With our big move this summer we will not be able to get a whole bunch of camping in but we want to make sure we get out for at least one full week. We thought we'd head down to Glacier since it is not too far from Calgary (home) and our oldest DD can work on another Junior Ranger Badge (she loved earning her first one in Yellowstone last year).

I'm hoping someone is familier with the area and can offer some insider info on hikes, activities, etc. (We have a 10 year old and a 3 1/2 year old).

Anyone got the goods on Glacier??

... Carolyn


----------



## CamperAndy (Aug 26, 2004)

Just a real big over view but the park is a must see. You have a real nice section on the park on the Canadian side but the road to the Sun in Montana is very interesting, no trailers allowed. DO not bring a dog as they are not very welcome and are considered as bear snacks on a sting, you can not bring them on any trails. Lots of campgrounds but most pack you in tight.

Hope this helps.


----------



## ARzark (Aug 9, 2005)

Last time we were there we stayed in Hungry Horse, on the West side.
There are a few commercial parks there and it's about 10 miles to the entrance to Glacier.

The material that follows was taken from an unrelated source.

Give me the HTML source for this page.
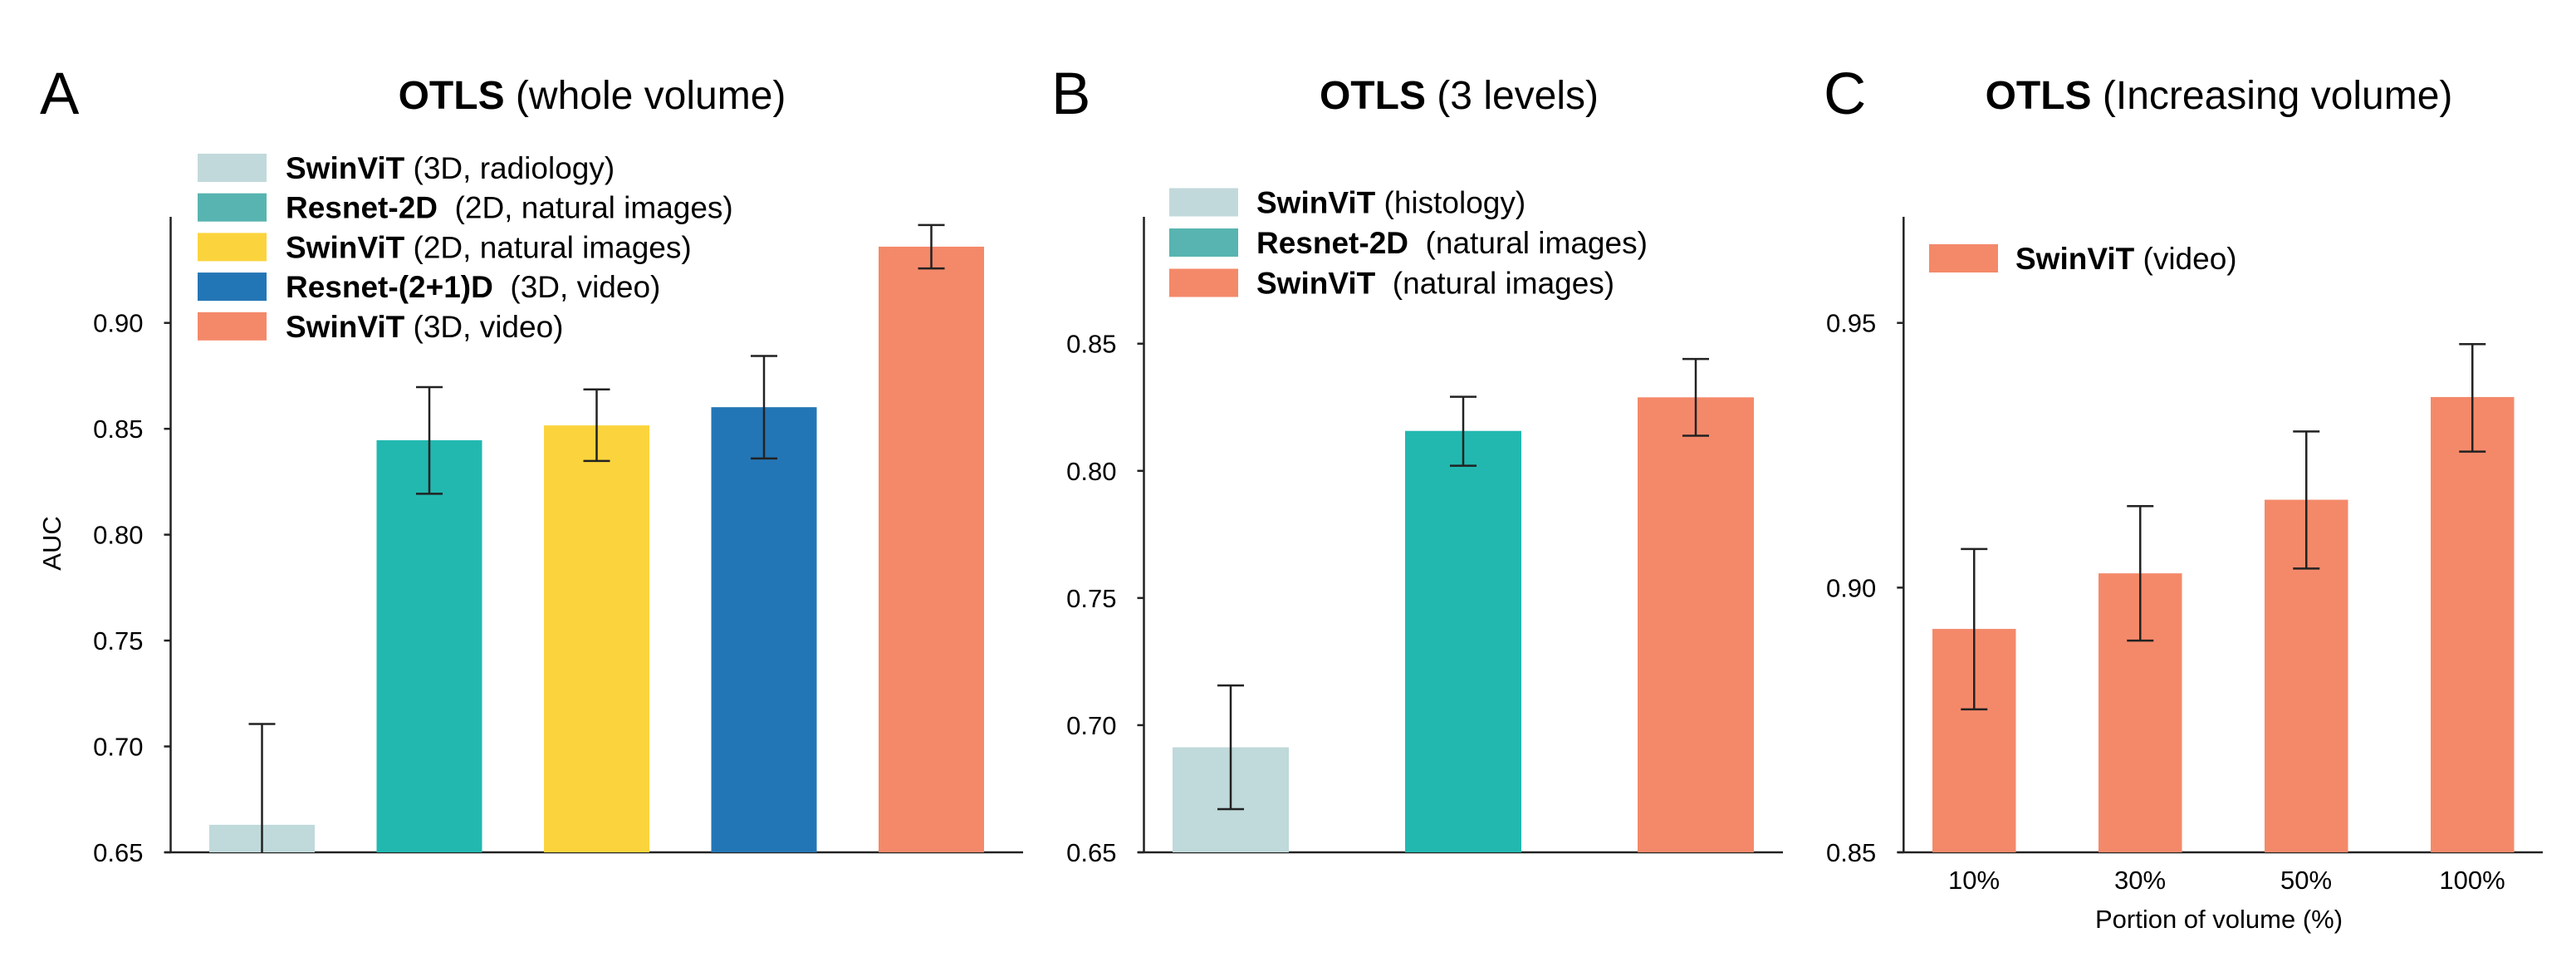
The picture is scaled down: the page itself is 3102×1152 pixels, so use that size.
<!DOCTYPE html>
<html><head><meta charset="utf-8"><style>
html,body{margin:0;padding:0;background:#fff}
svg{display:block;font-family:"Liberation Sans",Arial,sans-serif}
</style></head><body>
<svg id="fig" width="3102" height="1152" viewBox="0 0 3102 1152" xmlns="http://www.w3.org/2000/svg">
<g id="gA"></g>
<g id="gB"></g>
<g id="gC"></g>
</svg>
<script>
// Panel A data
const aValues = [0.663, 0.8446, 0.8516, 0.8602, 0.936];
const aErrLow = [0.615, 0.8193, 0.8348, 0.836, 0.9257];
const aErrHigh = [0.7106, 0.8697, 0.8686, 0.8844, 0.9462];
const aTicks = [0.65, 0.70, 0.75, 0.80, 0.85, 0.90];
const aBold = ["SwinViT", "Resnet-2D", "SwinViT", "Resnet-(2+1)D", "SwinViT"];
const aRest = [" (3D, radiology)", "  (2D, natural images)", " (2D, natural images)", "  (3D, video)", " (3D, video)"];
// Panel B data
const bValues = [0.6913, 0.8157, 0.8289];
const bErrLow = [0.667, 0.802, 0.8138];
const bErrHigh = [0.7156, 0.8291, 0.844];
const bTicks = [0.65, 0.70, 0.75, 0.80, 0.85];
const bBold = ["SwinViT", "Resnet-2D", "SwinViT"];
const bRest = [" (histology)", "  (natural images)", "  (natural images)"];
// Panel C data
const cCategories = ["10%", "30%", "50%", "100%"];
const cValues = [0.8922, 0.9027, 0.9166, 0.936];
const cErrLow = [0.877, 0.89, 0.9036, 0.9257];
const cErrHigh = [0.9073, 0.9154, 0.9295, 0.946];
const cTicks = [0.85, 0.90, 0.95];

const NS = "http://www.w3.org/2000/svg";
function mk(parent, tag, attrs, text) {
  const e = document.createElementNS(NS, tag);
  for (const k in attrs) e.setAttribute(k, attrs[k]);
  if (text !== undefined) e.textContent = text;
  parent.appendChild(e);
  return e;
}

function panel(g, cfg) {
  const y = v => cfg.yBase - (v - cfg.yMin) / (cfg.yMaxT - cfg.yMin) * (cfg.yBase - cfg.yTopT);
  const letter = mk(g, "text", {x: cfg.letterX, y: 137, "font-size": 71}, cfg.letter);
  
  
  const t = mk(g, "text", {x: cfg.titleX, y: 131, "font-size": 48, "text-anchor": "middle"});
  
  
  mk(t, "tspan", {"font-weight": "bold"}, "OTLS");
  mk(t, "tspan", {}, " " + cfg.titleRest);
  const yAxis = mk(g, "line", {x1: cfg.axX, x2: cfg.axX, y1: 261, y2: cfg.yBase, stroke: "#222", "stroke-width": 2.5});
  
  
  const xAxis = mk(g, "line", {x1: cfg.axX - 7, x2: cfg.axEnd, y1: cfg.yBase, y2: cfg.yBase, stroke: "#222", "stroke-width": 2.5});
  
  
  cfg.ticks.forEach(v => {
    const tk = mk(g, "line", {x1: cfg.axX - 8, x2: cfg.axX, y1: y(v), y2: y(v), stroke: "#222", "stroke-width": 2.5});
    
    
    const tl = mk(g, "text", {x: cfg.axX - 33, y: y(v) + 11, "font-size": 31, "text-anchor": "end"}, v.toFixed(2));
    
    
  });
  cfg.values.forEach((v, i) => {
    const x0 = cfg.bar0 + i * cfg.step;
    const b = mk(g, "rect", {x: x0, y: y(v), width: cfg.bw, height: cfg.yBase - y(v), fill: cfg.colors[i]});
    
    
    const cx = x0 + cfg.bw / 2;
    const lo = Math.max(cfg.lo[i], cfg.yMin);
    const eb = mk(g, "path", {d: `M${cx} ${y(cfg.hi[i])}V${y(lo)}M${cx-16} ${y(cfg.hi[i])}h32` + (cfg.lo[i] >= cfg.yMin ? `M${cx-16} ${y(lo)}h32` : ""), stroke: "#222", "stroke-width": 2.5, fill: "none"});
    
    
  });
  cfg.legBold.forEach((bt, i) => {
    const ly = cfg.legY + i * cfg.legStep;
    const sw = mk(g, "rect", {x: cfg.legX, y: ly - 17, width: cfg.swW, height: 34, fill: cfg.legColors[i]});
    
    
    const lt = mk(g, "text", {x: cfg.legTX, y: ly + 13, "font-size": 37, "xml:space": "preserve"});
    
    
    lt.setAttribute("style", "white-space:pre");
    mk(lt, "tspan", {"font-weight": "bold"}, bt);
    mk(lt, "tspan", {}, cfg.legRest[i]);
  });
}

panel(document.getElementById("gA"), {
  letter: "A", letterX: 48, titleX: 713, titleRest: "(whole volume)",
  axX: 205.5, axEnd: 1232, yBase: 1026, yMin: 0.65, yMaxT: 0.90, yTopT: 388.7,
  ticks: aTicks, values: aValues, lo: aErrLow, hi: aErrHigh,
  bar0: 252, step: 201.5, bw: 127,
  colors: ["#c0d9da", "#22b8b0", "#fbd43d", "#2376b5", "#f4896a"],
  legBold: aBold, legRest: aRest, legX: 238, swW: 83, legTX: 344, legY: 202, legStep: 47.7,
  legColors: ["#c2d9db", "#58b4b0", "#fbd43d", "#2376b5", "#f4896a"]
});
panel(document.getElementById("gB"), {
  letter: "B", letterX: 1266, titleX: 1757, titleRest: "(3 levels)",
  axX: 1377.5, axEnd: 2147, yBase: 1026, yMin: 0.65, yMaxT: 0.85, yTopT: 413.7,
  ticks: bTicks, values: bValues, lo: bErrLow, hi: bErrHigh,
  bar0: 1412, step: 280, bw: 140,
  colors: ["#c0d9da", "#22b8b0", "#f4896a"],
  legBold: bBold, legRest: bRest, legX: 1408, swW: 83, legTX: 1513, legY: 243.5, legStep: 48.5,
  legColors: ["#c2d9db", "#58b4b0", "#f4896a"]
});
panel(document.getElementById("gC"), {
  letter: "C", letterX: 2196, titleX: 2672, titleRest: "(Increasing volume)",
  axX: 2292.3, axEnd: 3062, yBase: 1026, yMin: 0.85, yMaxT: 0.95, yTopT: 388.7,
  ticks: cTicks, values: cValues, lo: cErrLow, hi: cErrHigh,
  bar0: 2327, step: 200, bw: 100.5,
  colors: ["#f4896a", "#f4896a", "#f4896a", "#f4896a"],
  legBold: ["SwinViT"], legRest: [" (video)"], legX: 2323, swW: 83, legTX: 2427, legY: 311, legStep: 48,
  legColors: ["#f4896a"]
});
const gC = document.getElementById("gC");
cCategories.forEach((c, i) => {
  const t = mk(gC, "text", {x: 2327 + i * 200 + 50, y: 1070, "font-size": 31, "text-anchor": "middle"}, c);
  
  
});
const xl = mk(gC, "text", {x: 2672, y: 1117, "font-size": 31, "text-anchor": "middle"}, "Portion of volume (%)");


const yl = mk(document.getElementById("gA"), "text", {x: 0, y: 0, "font-size": 31, "text-anchor": "middle", transform: "translate(73,654) rotate(-90)"}, "AUC");


</script>
</body></html>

The one we stayed at was OK, just a base camp for the night. There was one that seems to be a bit nicer...

Mountain Meadow

When we go back we'll probably give this place a try. As far as the park... LOTS to do. There are some nice easy hikes for the kids, or just about anything you want. As Camper Andy said, road to the sun is a don't miss. You would have to come down the West side though.

When are you going?


----------



## LarryTheOutback (Jun 15, 2005)

CamperAndy said:


> DO not bring a dog as they are not very welcome and are considered as bear snacks on a sting, you can not bring them on any trails. [snapback]120280[/snapback]​


IF you keep your dog with you in the campground you will be OK.

Ed


----------



## cts_alberta (Jun 13, 2005)

Thanks for the info!

Don't have a dog... yet, so that's not a problem.

What about trails... any favourites? Any sights that are must sees?

We love hiking, but with the 3 year old we tend to stick with trails that can accommodate the jog stroller.

Thanks again...
... Carolyn


----------



## cts_alberta (Jun 13, 2005)

CamperAndy said:


> Just a real big over view but the park is a must see. You have a real nice section on the park on the Canadian side but the road to the Sun in Montana is very interesting, no trailers allowed. DO not bring a dog as they are not very welcome and are considered as bear snacks on a sting, you can not bring them on any trails. Lots of campgrounds but most pack you in tight.
> 
> Hope this helps.
> [snapback]120280[/snapback]​


CamperAndy,

Didn't you use to have a RAM 1500 with a 26RS? Boy do things change when drop out for awhile.

... Carolyn


----------



## CamperAndy (Aug 26, 2004)

cts_alberta said:


> CamperAndy,
> 
> Didn't you use to have a RAM 1500 with a 26RS? Boy do things change when drop out for awhile.
> 
> ...


We had a 1500 for 18 months but always had the 28rss. The zero financing this past February was all I needed to jump on the 3500 with CTD. The dealer paid off my loan so I was not left upside down and since I had no down payment on the 1500 it just felt like a lease.


----------



## cts_alberta (Jun 13, 2005)

CamperAndy said:


> cts_alberta said:
> 
> 
> > CamperAndy,
> ...


Nice set-up! We have one more year on the 1500 then we already have a 2500 in the bullseye. But this time we want the new extended cab... that way the girls can get at the cooler and picnic basket without us having to stop.

... Carolyn


----------